**Source excerpt**

= = = = =

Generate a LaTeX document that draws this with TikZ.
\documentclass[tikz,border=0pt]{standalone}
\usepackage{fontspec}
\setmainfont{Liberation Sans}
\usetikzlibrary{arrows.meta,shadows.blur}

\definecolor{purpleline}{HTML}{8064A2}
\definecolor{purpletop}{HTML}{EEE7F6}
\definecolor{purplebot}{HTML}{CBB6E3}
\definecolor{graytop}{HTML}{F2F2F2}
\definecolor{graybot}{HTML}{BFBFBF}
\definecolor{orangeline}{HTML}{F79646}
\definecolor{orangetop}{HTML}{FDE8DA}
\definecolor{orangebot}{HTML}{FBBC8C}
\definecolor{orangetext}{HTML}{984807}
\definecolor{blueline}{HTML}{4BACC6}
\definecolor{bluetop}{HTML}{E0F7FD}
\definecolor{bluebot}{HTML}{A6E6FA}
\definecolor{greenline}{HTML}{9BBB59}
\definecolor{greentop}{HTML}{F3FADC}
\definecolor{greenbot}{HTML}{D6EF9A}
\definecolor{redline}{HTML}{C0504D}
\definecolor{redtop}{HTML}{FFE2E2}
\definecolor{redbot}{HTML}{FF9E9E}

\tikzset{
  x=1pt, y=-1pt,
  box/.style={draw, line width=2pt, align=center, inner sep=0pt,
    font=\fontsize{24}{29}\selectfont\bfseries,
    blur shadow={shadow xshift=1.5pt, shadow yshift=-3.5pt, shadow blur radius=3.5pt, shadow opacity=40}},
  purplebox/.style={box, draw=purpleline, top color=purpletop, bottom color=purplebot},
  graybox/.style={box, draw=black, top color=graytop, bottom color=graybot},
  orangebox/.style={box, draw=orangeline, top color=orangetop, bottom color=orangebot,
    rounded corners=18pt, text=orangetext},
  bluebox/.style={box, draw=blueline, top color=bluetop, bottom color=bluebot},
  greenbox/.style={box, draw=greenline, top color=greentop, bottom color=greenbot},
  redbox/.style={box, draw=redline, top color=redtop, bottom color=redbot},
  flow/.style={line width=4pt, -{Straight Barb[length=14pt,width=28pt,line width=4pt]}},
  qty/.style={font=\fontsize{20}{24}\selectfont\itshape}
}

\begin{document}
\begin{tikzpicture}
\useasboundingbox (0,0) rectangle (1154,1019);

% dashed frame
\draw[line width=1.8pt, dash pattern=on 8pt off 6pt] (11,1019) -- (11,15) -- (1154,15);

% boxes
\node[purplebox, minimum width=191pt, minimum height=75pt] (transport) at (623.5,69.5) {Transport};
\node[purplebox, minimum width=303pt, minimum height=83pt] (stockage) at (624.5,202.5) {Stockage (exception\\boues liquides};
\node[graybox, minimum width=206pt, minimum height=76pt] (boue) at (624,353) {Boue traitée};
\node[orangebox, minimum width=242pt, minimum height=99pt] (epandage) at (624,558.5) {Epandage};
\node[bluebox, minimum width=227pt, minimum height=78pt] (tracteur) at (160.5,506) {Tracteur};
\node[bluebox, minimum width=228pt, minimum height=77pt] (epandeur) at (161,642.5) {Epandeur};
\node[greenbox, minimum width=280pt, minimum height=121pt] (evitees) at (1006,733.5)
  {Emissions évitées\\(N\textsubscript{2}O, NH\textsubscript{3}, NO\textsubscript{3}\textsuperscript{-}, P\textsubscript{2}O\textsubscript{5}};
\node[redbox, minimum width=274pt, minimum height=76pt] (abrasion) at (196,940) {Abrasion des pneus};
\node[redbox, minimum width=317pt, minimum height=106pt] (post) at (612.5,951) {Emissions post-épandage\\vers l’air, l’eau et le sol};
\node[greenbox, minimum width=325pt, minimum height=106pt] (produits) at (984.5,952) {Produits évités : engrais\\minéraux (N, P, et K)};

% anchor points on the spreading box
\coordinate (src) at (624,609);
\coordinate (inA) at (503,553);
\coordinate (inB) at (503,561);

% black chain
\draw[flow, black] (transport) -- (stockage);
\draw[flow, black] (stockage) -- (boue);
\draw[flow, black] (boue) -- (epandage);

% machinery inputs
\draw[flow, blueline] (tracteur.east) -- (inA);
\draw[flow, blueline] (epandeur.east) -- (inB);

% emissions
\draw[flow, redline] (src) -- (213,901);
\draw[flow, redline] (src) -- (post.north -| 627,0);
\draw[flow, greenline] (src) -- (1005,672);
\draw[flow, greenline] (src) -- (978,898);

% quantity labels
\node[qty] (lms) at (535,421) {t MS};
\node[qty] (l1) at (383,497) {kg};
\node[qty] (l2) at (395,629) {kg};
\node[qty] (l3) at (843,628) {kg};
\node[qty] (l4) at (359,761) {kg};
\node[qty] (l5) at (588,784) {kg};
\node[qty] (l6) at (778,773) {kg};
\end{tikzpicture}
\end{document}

= = = = =

**Work required**
Please give an exact restatement of only the lines from the beginning of the material above to the line with "(11,15) -- (1154,15);", inclusive.

**Written response**
Generate a LaTeX document that draws this with TikZ.
\documentclass[tikz,border=0pt]{standalone}
\usepackage{fontspec}
\setmainfont{Liberation Sans}
\usetikzlibrary{arrows.meta,shadows.blur}

\definecolor{purpleline}{HTML}{8064A2}
\definecolor{purpletop}{HTML}{EEE7F6}
\definecolor{purplebot}{HTML}{CBB6E3}
\definecolor{graytop}{HTML}{F2F2F2}
\definecolor{graybot}{HTML}{BFBFBF}
\definecolor{orangeline}{HTML}{F79646}
\definecolor{orangetop}{HTML}{FDE8DA}
\definecolor{orangebot}{HTML}{FBBC8C}
\definecolor{orangetext}{HTML}{984807}
\definecolor{blueline}{HTML}{4BACC6}
\definecolor{bluetop}{HTML}{E0F7FD}
\definecolor{bluebot}{HTML}{A6E6FA}
\definecolor{greenline}{HTML}{9BBB59}
\definecolor{greentop}{HTML}{F3FADC}
\definecolor{greenbot}{HTML}{D6EF9A}
\definecolor{redline}{HTML}{C0504D}
\definecolor{redtop}{HTML}{FFE2E2}
\definecolor{redbot}{HTML}{FF9E9E}

\tikzset{
  x=1pt, y=-1pt,
  box/.style={draw, line width=2pt, align=center, inner sep=0pt,
    font=\fontsize{24}{29}\selectfont\bfseries,
    blur shadow={shadow xshift=1.5pt, shadow yshift=-3.5pt, shadow blur radius=3.5pt, shadow opacity=40}},
  purplebox/.style={box, draw=purpleline, top color=purpletop, bottom color=purplebot},
  graybox/.style={box, draw=black, top color=graytop, bottom color=graybot},
  orangebox/.style={box, draw=orangeline, top color=orangetop, bottom color=orangebot,
    rounded corners=18pt, text=orangetext},
  bluebox/.style={box, draw=blueline, top color=bluetop, bottom color=bluebot},
  greenbox/.style={box, draw=greenline, top color=greentop, bottom color=greenbot},
  redbox/.style={box, draw=redline, top color=redtop, bottom color=redbot},
  flow/.style={line width=4pt, -{Straight Barb[length=14pt,width=28pt,line width=4pt]}},
  qty/.style={font=\fontsize{20}{24}\selectfont\itshape}
}

\begin{document}
\begin{tikzpicture}
\useasboundingbox (0,0) rectangle (1154,1019);

% dashed frame
\draw[line width=1.8pt, dash pattern=on 8pt off 6pt] (11,1019) -- (11,15) -- (1154,15);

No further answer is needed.